As if this were not enough, the nets represent a new source of pollution: if once, in fact, they were made with hemp or cotton, today synthetic fiber deriving from plastic is the main material used, which takes hundreds of years to decompose . The nets suffocated much of the fauna present, not to mention the corals, which were seriously damaged. Furthermore, due to their adherence to the rocks, the fishing nets close every possible refuge for the fish, which are thus forced to move.

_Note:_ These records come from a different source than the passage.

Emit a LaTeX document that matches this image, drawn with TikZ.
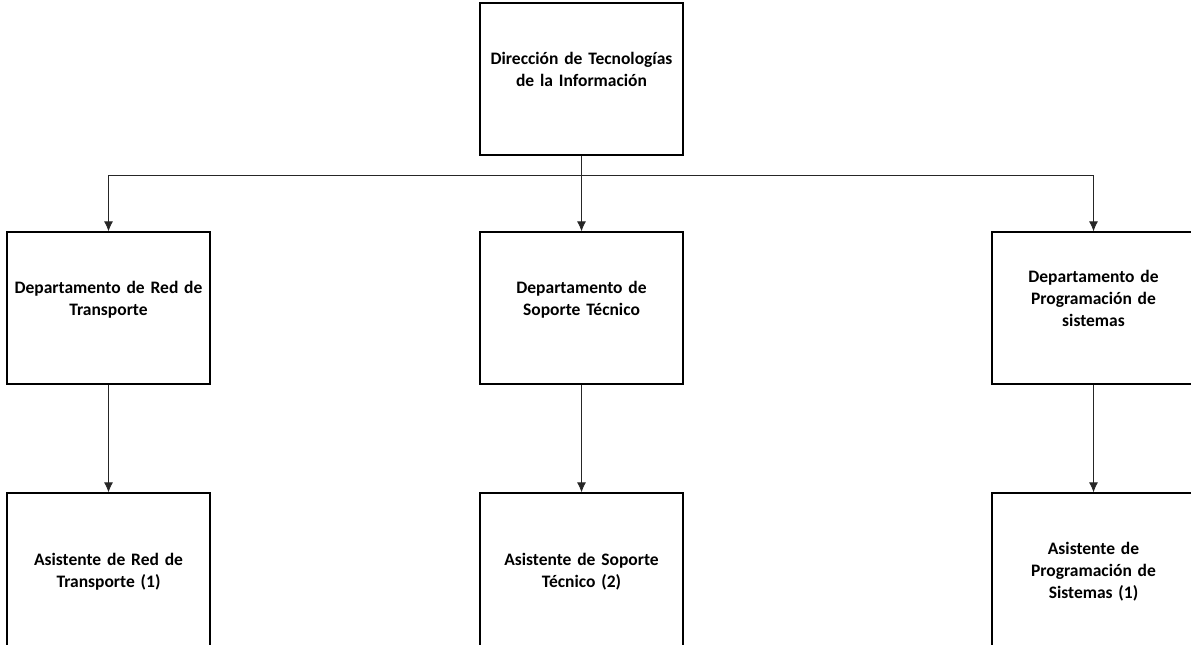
\documentclass[tikz,border=0pt]{standalone}
\usepackage{fontspec}
\setmainfont{Carlito}
\usetikzlibrary{arrows.meta}
\tikzset{>={Latex[length=10pt,width=9pt]}}
\tikzset{
  unit/.style={draw, line width=1.3pt, minimum width=203pt, minimum height=152pt,
    align=center, text width=195pt, inner sep=0pt,
    execute at end node={\rule[-20pt]{0pt}{0pt}},
    font=\fontsize{17.5}{22}\selectfont\bfseries},
  subunit/.style={unit, minimum height=174pt},
  link/.style={->, line width=0.8pt, draw=black!85}
}

\begin{document}
\begin{tikzpicture}[x=1pt,y=-1pt]
\useasboundingbox (0,0) rectangle (1191,645);
\clip (0,0) rectangle (1191,645);
% direction
\node[unit] (dir) at (581.5,79) {Dirección de Tecnologías\\de la Información};
% departments
\node[unit] (red)  at (108.5,308)  {Departamento de Red de\\Transporte};
\node[unit] (sop)  at (581.5,308)  {Departamento de\\Soporte Técnico};
\node[unit] (prog) at (1093.5,308) {Departamento de\\Programación de\\sistemas};
% assistants
\node[subunit] (ared)  at (108.5,580)  {Asistente de Red de\\Transporte (1)};
\node[subunit] (asop)  at (581.5,580)  {Asistente de Soporte\\Técnico (2)};
\node[subunit] (aprog) at (1093.5,580) {Asistente de\\Programación de\\Sistemas (1)};
% bus
\coordinate (bus) at (0,175);
\draw[link] (dir.south) -- (dir.south |- bus) -| (red.north);
\draw[link] (dir.south) -- (sop.north);
\draw[link] (dir.south) -- (dir.south |- bus) -| (prog.north);
% down
\draw[link] (red.south) -- (ared.north);
\draw[link] (sop.south) -- (asop.north);
\draw[link] (prog.south) -- (aprog.north);
\end{tikzpicture}
\end{document}
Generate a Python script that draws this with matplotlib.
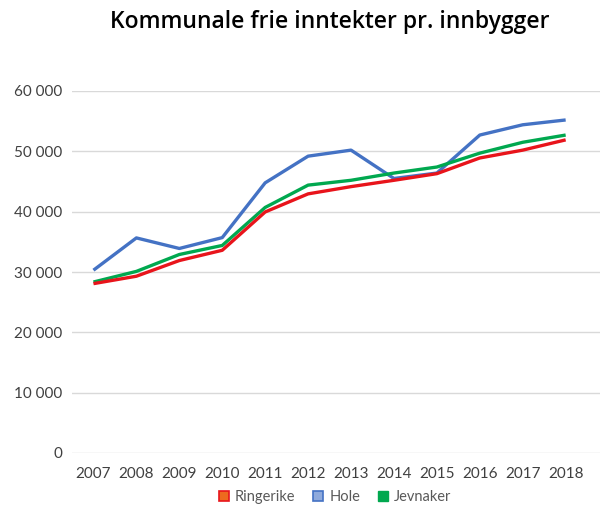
import matplotlib
matplotlib.use('Agg')
import matplotlib.pyplot as plt
from matplotlib.patches import Patch
from matplotlib.ticker import FuncFormatter

plt.rcParams['font.family'] = ['Lato', 'DejaVu Sans']

years = ['2007', '2008', '2009', '2010', '2011', '2012', '2013', '2014', '2015', '2016', '2017', '2018']
ringerike = [28070, 29300, 31900, 33600, 39950, 42950, 44150, 45200, 46300, 48900, 50200, 51900]
hole = [30300, 35650, 33900, 35700, 44780, 49200, 50200, 45500, 46400, 52700, 54400, 55200]
jevnaker = [28340, 30100, 32900, 34400, 40700, 44400, 45200, 46400, 47400, 49700, 51500, 52700]

fig = plt.figure(figsize=(6.01, 5.05), dpi=100)
ax = fig.add_axes([72/601, 1 - 453/505, 528/601, (453 - 91)/505])

x = range(len(years))
ax.plot(x, hole, color='#4472C4', lw=2.4, zorder=3, solid_capstyle='butt')
ax.plot(x, jevnaker, color='#00A84F', lw=2.4, zorder=4, solid_capstyle='butt')
ax.plot(x, ringerike, color='#E8141B', lw=2.4, zorder=5, solid_capstyle='butt')

ax.set_ylim(0, 60000)
ax.set_xlim(-0.5, 11.8)
ax.set_yticks(range(0, 60001, 10000))
ax.yaxis.set_major_formatter(FuncFormatter(lambda v, p: f'{int(v):,}'.replace(',', ' ')))
ax.set_xticks(list(x))
ax.set_xticklabels(years)
ax.grid(axis='y', color='#D9D9D9', lw=1)
ax.set_axisbelow(True)
for s in ax.spines.values():
    s.set_visible(False)
ax.tick_params(length=0, labelsize=11, labelcolor='#404040')
ax.tick_params(axis='y', pad=7)
ax.tick_params(axis='x', pad=10)

fig.text(330/601, 1 - 22/505, 'Kommunale frie inntekter pr. innbygger', ha='center', va='center',
         fontsize=16.5, fontweight='semibold', family=['Open Sans', 'DejaVu Sans'], color='#000000')

handles = [Patch(facecolor='#ED6A1F', edgecolor='#E8141B', lw=1.2, label='Ringerike'),
           Patch(facecolor='#8FAADC', edgecolor='#4472C4', lw=1.2, label='Hole'),
           Patch(facecolor='#00A84F', edgecolor='#00A84F', label='Jevnaker')]
fig.legend(handles=handles, loc='center', bbox_to_anchor=(335/601, 1 - 497/505), ncol=3,
           frameon=False, fontsize=10.5, handlelength=0.7, handleheight=0.7,
           handletextpad=0.4, columnspacing=1.2, labelcolor='#595959')

fig.savefig('out.png', dpi=100)
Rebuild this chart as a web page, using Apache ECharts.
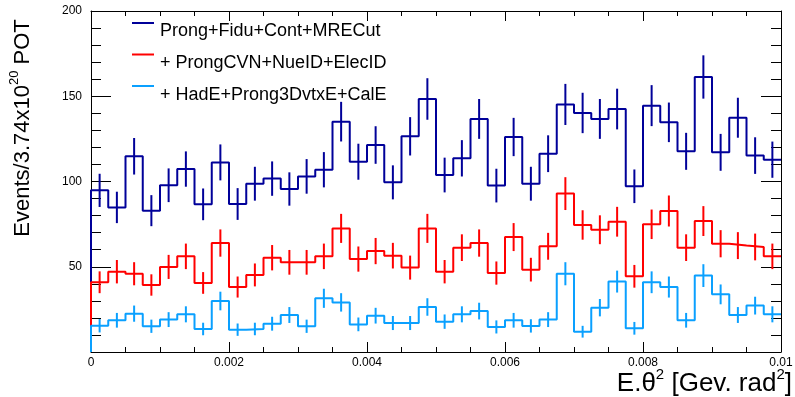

They then contribute significantly to pollution from microplastics which, with their load of contaminants, can be ingested by marine organisms and enter the food web, reaching humans
The “Ghostbusters of the Seas”
This is why the Institute has already started monitoring activities to precisely identify the critical sites for the removal of these objects and preserve the local flora and fauna: a procedure that will involve a team of "Ghostbusters of the seas": highly specialized divers and wire-guided underwater robots (ROVs) with mechanical arms to cut, manipulate and remove nets at depths greater than 40 meters in compliance with a rigorous safety plan. This is not a simple cleaning, but a precise and meticulous intervention, similar to the restoration of a painting, which carefully evaluates the conditions of each site to minimize damage to animal and plant communities and maximize the recycling of recovered plastic. A fundamental step for cleaner and more sustainable seas, free from the threats of ghost nets and protected in their biodiversity.